### Given information

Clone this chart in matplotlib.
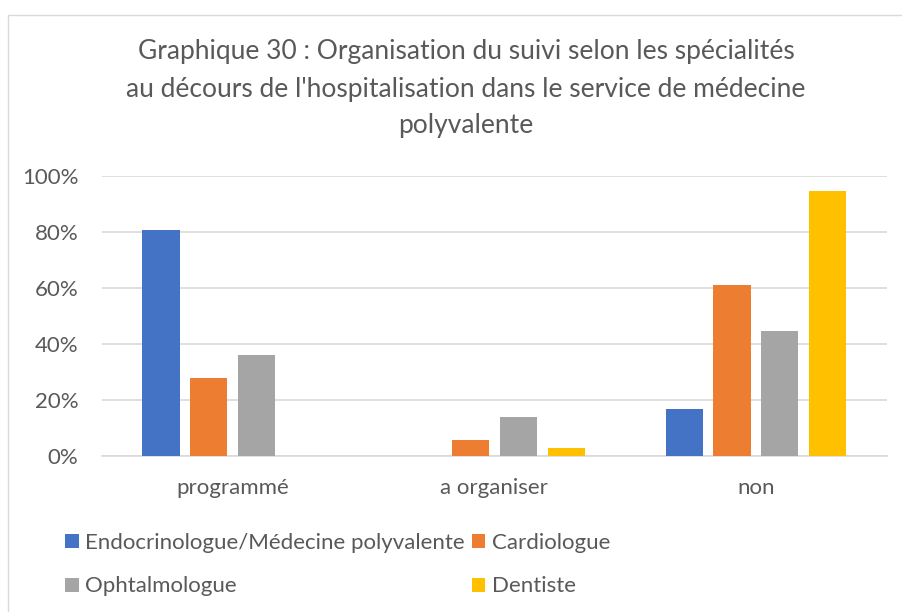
import matplotlib.pyplot as plt
from matplotlib.patches import Rectangle, Patch
from matplotlib.ticker import PercentFormatter
import numpy as np

plt.rcParams["font.family"] = ["Lato", "DejaVu Sans"]

categories = ["programmé", "a organiser", "non"]
series_names = ["Endocrinologue/Médecine polyvalente", "Cardiologue", "Ophtalmologue", "Dentiste"]
endocrino = [80.6, 0.0, 16.7]
cardio = [27.8, 5.6, 61.1]
ophtalmo = [36.1, 13.9, 44.4]
dentiste = [0.0, 2.8, 94.4]
series_values = [endocrino, cardio, ophtalmo, dentiste]
colors = ["#4472C4", "#ED7D31", "#A5A5A5", "#FFC000"]

text_color = "#595959"
grid_color = "#D9D9D9"

fig = plt.figure(figsize=(9.03, 6.12), dpi=100)
ax = fig.add_axes([0.113, 0.2554, 0.869, 0.4575])

# chart frame
fig.patches.append(Rectangle((8 / 903, -0.1), 1.2, 1.1 - 15 / 612, transform=fig.transFigure,
                             fill=False, edgecolor="#D9D9D9", linewidth=1.0))

x = np.arange(len(categories))
step = 0.183
width = 0.142
for i, (vals, col) in enumerate(zip(series_values, colors)):
    offset = (i - 1.5) * step
    ax.bar(x + offset, np.array(vals) / 100, width=width, color=col, zorder=3)

ax.set_xlim(-0.5, 2.5)
ax.set_ylim(0, 1)
ax.set_yticks(np.arange(0, 1.01, 0.2))
ax.yaxis.set_major_formatter(PercentFormatter(1.0, decimals=0))
ax.set_xticks(x)
ax.set_xticklabels(categories)
ax.tick_params(axis="both", length=0, labelsize=16, colors=text_color)
ax.tick_params(axis="y", pad=17)
ax.tick_params(axis="x", pad=16)
ax.grid(axis="y", color=grid_color, linewidth=1.2, zorder=0)
for side in ["top", "right", "left"]:
    ax.spines[side].set_visible(False)
ax.spines["bottom"].set_color(grid_color)
ax.spines["bottom"].set_linewidth(1.2)

fig.text(0.516, 1 - 89 / 612,
         "Graphique 30 : Organisation du suivi selon les spécialités\n"
         "au décours de l'hospitalisation dans le service de médecine\n"
         "polyvalente",
         ha="center", va="center", fontsize=19, color=text_color, linespacing=1.6)

order = [0, 2, 1, 3]
handles = [Patch(facecolor=colors[i]) for i in order]
labels = [series_names[i] for i in order]
fig.legend(handles, labels, loc="upper left", bbox_to_anchor=(0.060, 1 - 522 / 612), ncol=2,
           frameon=False, fontsize=16, labelcolor=text_color, handlelength=0.6, handleheight=0.6,
           handletextpad=0.3, columnspacing=0.3, labelspacing=1.05, borderpad=0)

fig.savefig("out.png", dpi=100)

######

Exercise brief
Extract all the data above exactly, excluding every picture.

Response to this task
Clone this chart in matplotlib.
import matplotlib.pyplot as plt
from matplotlib.patches import Rectangle, Patch
from matplotlib.ticker import PercentFormatter
import numpy as np

plt.rcParams["font.family"] = ["Lato", "DejaVu Sans"]

categories = ["programmé", "a organiser", "non"]
series_names = ["Endocrinologue/Médecine polyvalente", "Cardiologue", "Ophtalmologue", "Dentiste"]
endocrino = [80.6, 0.0, 16.7]
cardio = [27.8, 5.6, 61.1]
ophtalmo = [36.1, 13.9, 44.4]
dentiste = [0.0, 2.8, 94.4]
series_values = [endocrino, cardio, ophtalmo, dentiste]
colors = ["#4472C4", "#ED7D31", "#A5A5A5", "#FFC000"]

text_color = "#595959"
grid_color = "#D9D9D9"

fig = plt.figure(figsize=(9.03, 6.12), dpi=100)
ax = fig.add_axes([0.113, 0.2554, 0.869, 0.4575])

# chart frame
fig.patches.append(Rectangle((8 / 903, -0.1), 1.2, 1.1 - 15 / 612, transform=fig.transFigure,
                             fill=False, edgecolor="#D9D9D9", linewidth=1.0))

x = np.arange(len(categories))
step = 0.183
width = 0.142
for i, (vals, col) in enumerate(zip(series_values, colors)):
    offset = (i - 1.5) * step
    ax.bar(x + offset, np.array(vals) / 100, width=width, color=col, zorder=3)

ax.set_xlim(-0.5, 2.5)
ax.set_ylim(0, 1)
ax.set_yticks(np.arange(0, 1.01, 0.2))
ax.yaxis.set_major_formatter(PercentFormatter(1.0, decimals=0))
ax.set_xticks(x)
ax.set_xticklabels(categories)
ax.tick_params(axis="both", length=0, labelsize=16, colors=text_color)
ax.tick_params(axis="y", pad=17)
ax.tick_params(axis="x", pad=16)
ax.grid(axis="y", color=grid_color, linewidth=1.2, zorder=0)
for side in ["top", "right", "left"]:
    ax.spines[side].set_visible(False)
ax.spines["bottom"].set_color(grid_color)
ax.spines["bottom"].set_linewidth(1.2)

fig.text(0.516, 1 - 89 / 612,
         "Graphique 30 : Organisation du suivi selon les spécialités\n"
         "au décours de l'hospitalisation dans le service de médecine\n"
         "polyvalente",
         ha="center", va="center", fontsize=19, color=text_color, linespacing=1.6)

order = [0, 2, 1, 3]
handles = [Patch(facecolor=colors[i]) for i in order]
labels = [series_names[i] for i in order]
fig.legend(handles, labels, loc="upper left", bbox_to_anchor=(0.060, 1 - 522 / 612), ncol=2,
           frameon=False, fontsize=16, labelcolor=text_color, handlelength=0.6, handleheight=0.6,
           handletextpad=0.3, columnspacing=0.3, labelspacing=1.05, borderpad=0)

fig.savefig("out.png", dpi=100)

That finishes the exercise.